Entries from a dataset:
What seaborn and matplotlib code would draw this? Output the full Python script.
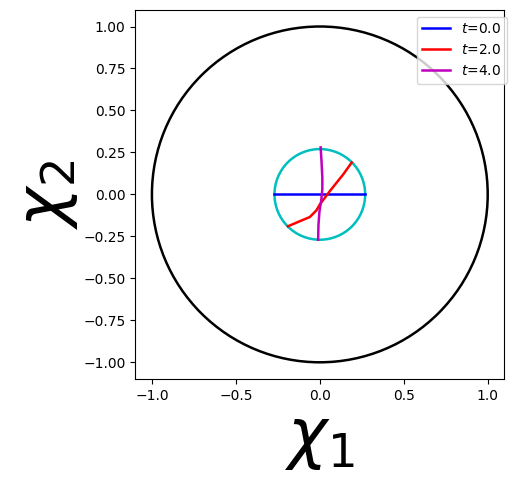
import matplotlib
matplotlib.use("Agg")
import matplotlib.pyplot as plt
import seaborn as sns
import pandas as pd

# ─── Data ─────────────────────────────────────────────────────────────────────
OUTER_RADIUS = 1.0
INNER_RADIUS = 0.27

times = ["0.0", "2.0", "4.0"]
colors = ["b", "r", "m"]

# material line at t=0
x_t0 = [-0.27, -0.135, 0.0, 0.135, 0.27]
y_t0 = [0.0, 0.0, 0.0, 0.0, 0.0]

# material line at t=2
x_t2 = [-0.19, -0.12, -0.06, -0.02, 0.0, 0.03, 0.06, 0.10, 0.14, 0.19]
y_t2 = [-0.19, -0.16, -0.135, -0.095, -0.06, -0.02, 0.02, 0.07, 0.12, 0.19]

# material line at t=4
x_t4 = [0.005, 0.01, 0.015, 0.015, 0.008, -0.002, -0.008, -0.01]
y_t4 = [0.28, 0.20, 0.10, 0.03, -0.04, -0.10, -0.18, -0.27]

xticks = [-1.0, -0.5, 0.0, 0.5, 1.0]
yticks = [-1.0, -0.75, -0.5, -0.25, 0.0, 0.25, 0.5, 0.75, 1.0]

fig = plt.figure(figsize=(5.15, 4.86), dpi=100)
ax = fig.add_axes([0.262, 0.220, 0.718, 0.760])

ax.add_patch(plt.Circle((0, 0), OUTER_RADIUS, fill=False, color="k", lw=1.8))
ax.add_patch(plt.Circle((0, 0), INNER_RADIUS, fill=False, color="c", lw=1.8))

for xs, ys, t, c in zip([x_t0, x_t2, x_t4], [y_t0, y_t2, y_t4], times, colors):
    df = pd.DataFrame({"x": xs, "y": ys})
    sns.lineplot(data=df, x="x", y="y", sort=False, estimator=None,
                 color=c, lw=1.8, label=f"$t$={t}", ax=ax)

ax.set_xlim(-1.1, 1.1)
ax.set_ylim(-1.1, 1.1)
ax.set_aspect("equal")
ax.set_xticks(xticks)
ax.set_yticks(yticks)
ax.set_xlabel(r"$\chi_1$", fontsize=48, labelpad=2)
ax.set_ylabel(r"$\chi_2$", fontsize=48, labelpad=2)
ax.legend(loc="upper right", bbox_to_anchor=(1.025, 1.0))

fig.savefig("out.png", dpi=100)
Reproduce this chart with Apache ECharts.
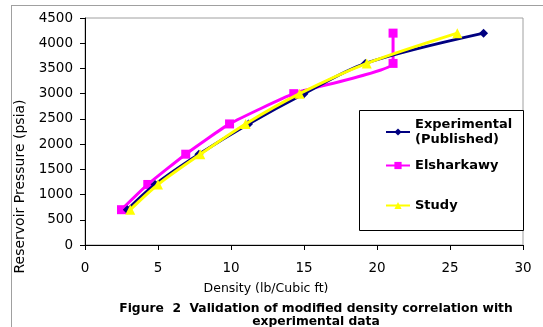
<!DOCTYPE html>
<html>
<head>
<meta charset="utf-8">
<script src="https://cdn.jsdelivr.net/npm/echarts@6/dist/echarts.min.js"></script>
<style>
  body { margin: 0; background: #fff; }
  #frame { position: absolute; left: 11px; top: 5px; width: 540px; height: 330px;
           border-left: 1px solid #a0a0a0; border-top: 1px solid #a0a0a0; }
  #main { position: absolute; left: 0; top: 0; width: 543px; height: 327px; }
</style>
</head>
<body>
<div id="frame"></div>
<div id="main"></div>
<script>
// density (lb/cubic ft) vs reservoir pressure (psia)
const experimental = [[2.9, 700], [4.8, 1200], [7.8, 1800], [11.2, 2400], [15, 3000], [19.2, 3600], [27.3, 4200]];
const elsharkawy = [[2.5, 700], [4.3, 1200], [6.9, 1800], [9.9, 2400], [14.3, 3000], [21.1, 3600], [21.1, 4200]];
const study = [[3.1, 700], [5, 1200], [7.9, 1800], [11, 2400], [14.7, 3000], [19.3, 3600], [25.5, 4200]];
const seriesNames = ['Experimental\n(Published)', 'Elsharkawy', 'Study'];

const font = 'DejaVu Sans, Verdana, sans-serif';
let chart = echarts.init(document.getElementById('main'));

const legendBase = {
    left: 380,
    itemWidth: 24,
    itemHeight: 9,
    itemGap: 2,
    textStyle: { fontFamily: font, fontWeight: 'bold', fontSize: 13, color: '#000', lineHeight: 15 }
};

let option = {
    animation: false,
    backgroundColor: 'transparent',
    title: {
        text: 'Figure  2  Validation of modified density correlation with\nexperimental data',
        left: 311,
        top: 297,
        textAlign: 'center',
        textStyle: { fontFamily: font, fontWeight: 'bold', fontSize: 12.3, color: '#000', lineHeight: 13 }
    },
    grid: {
        left: 85, right: 20, top: 18, bottom: 82,
        show: true, borderColor: '#a0a0a0', borderWidth: 1
    },
    legend: [
        Object.assign({}, legendBase, { top: 112, data: [seriesNames[0]] }),
        Object.assign({}, legendBase, { top: 153, data: [seriesNames[1]] }),
        Object.assign({}, legendBase, { top: 193, data: [seriesNames[2]] })
    ],
    graphic: [{
        type: 'rect',
        shape: { x: 359.5, y: 110.5, width: 164, height: 120 },
        style: { fill: '#fff', stroke: '#000', lineWidth: 1 },
        z: 0
    }],
    xAxis: {
        type: 'value',
        min: 0, max: 30, interval: 5,
        name: 'Density (lb/Cubic ft)',
        nameLocation: 'middle',
        nameGap: 37,
        nameTextStyle: { fontFamily: font, fontSize: 12.5, color: '#000', padding: [0, 76, 0, 0] },
        axisLine: { lineStyle: { color: '#000', width: 1 } },
        axisTick: { show: true, length: 5, lineStyle: { color: '#000' } },
        axisLabel: { fontFamily: font, fontSize: 13.5, color: '#000', margin: 16 },
        splitLine: { show: false }
    },
    yAxis: {
        type: 'value',
        min: 0, max: 4500, interval: 500,
        name: 'Reservoir Pressure (psia)',
        nameLocation: 'middle',
        nameGap: 42,
        nameTextStyle: { fontFamily: font, fontSize: 14, color: '#000', padding: [0, 110, 0, 0] },
        axisLine: { show: true, lineStyle: { color: '#000', width: 1 } },
        axisTick: { show: true, length: 5, lineStyle: { color: '#000' } },
        axisLabel: { fontFamily: font, fontSize: 13.5, color: '#000', margin: 12, formatter: v => String(v) },
        splitLine: { show: false }
    },
    series: [
        {
            name: seriesNames[0], type: 'line', data: experimental, smooth: 0.3,
            symbol: 'diamond', symbolSize: 9,
            lineStyle: { color: '#000080', width: 3 },
            itemStyle: { color: '#000080' }, z: 3
        },
        {
            name: seriesNames[1], type: 'line', data: elsharkawy, smooth: 0.15,
            symbol: 'rect', symbolSize: 9,
            lineStyle: { color: '#ff00ff', width: 3 },
            itemStyle: { color: '#ff00ff' }, z: 2
        },
        {
            name: seriesNames[2], type: 'line', data: study, smooth: 0.3,
            symbol: 'triangle', symbolSize: 10,
            lineStyle: { color: '#ffff00', width: 3 },
            itemStyle: { color: '#ffff00' }, z: 4
        }
    ]
};

chart.setOption(option);
</script>
</body>
</html>
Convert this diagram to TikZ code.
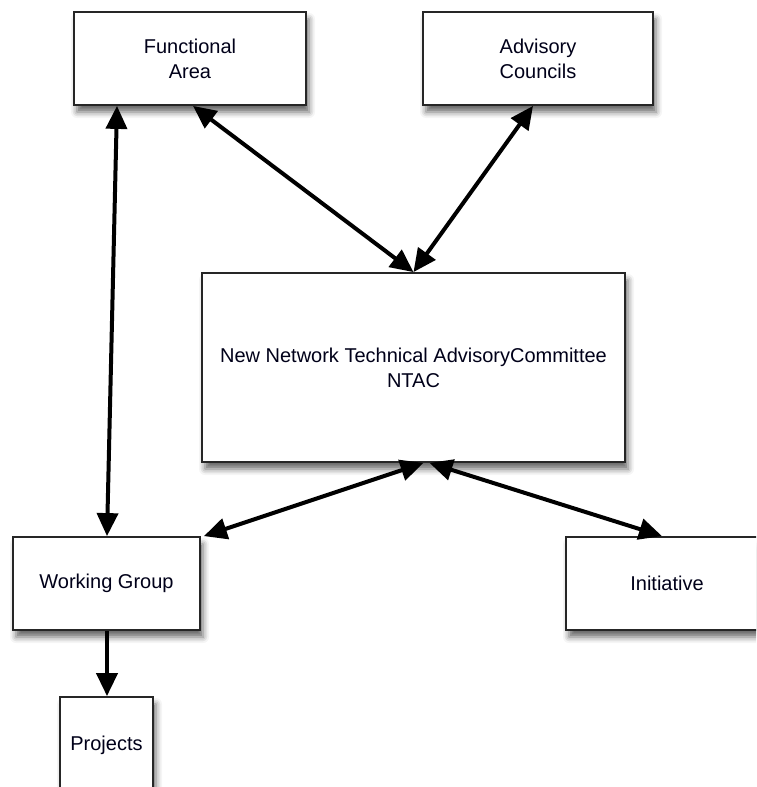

--- Task description ---
Reproduce, word for word, every line from the start of the records down to and including the line with "y_t0 = [0.0, 0.0, 0.0, 0.0, 0.0]"; skip the pictures.

--- Final result ---
What seaborn and matplotlib code would draw this? Output the full Python script.
import matplotlib
matplotlib.use("Agg")
import matplotlib.pyplot as plt
import seaborn as sns
import pandas as pd

# ─── Data ─────────────────────────────────────────────────────────────────────
OUTER_RADIUS = 1.0
INNER_RADIUS = 0.27

times = ["0.0", "2.0", "4.0"]
colors = ["b", "r", "m"]

# material line at t=0
x_t0 = [-0.27, -0.135, 0.0, 0.135, 0.27]
y_t0 = [0.0, 0.0, 0.0, 0.0, 0.0]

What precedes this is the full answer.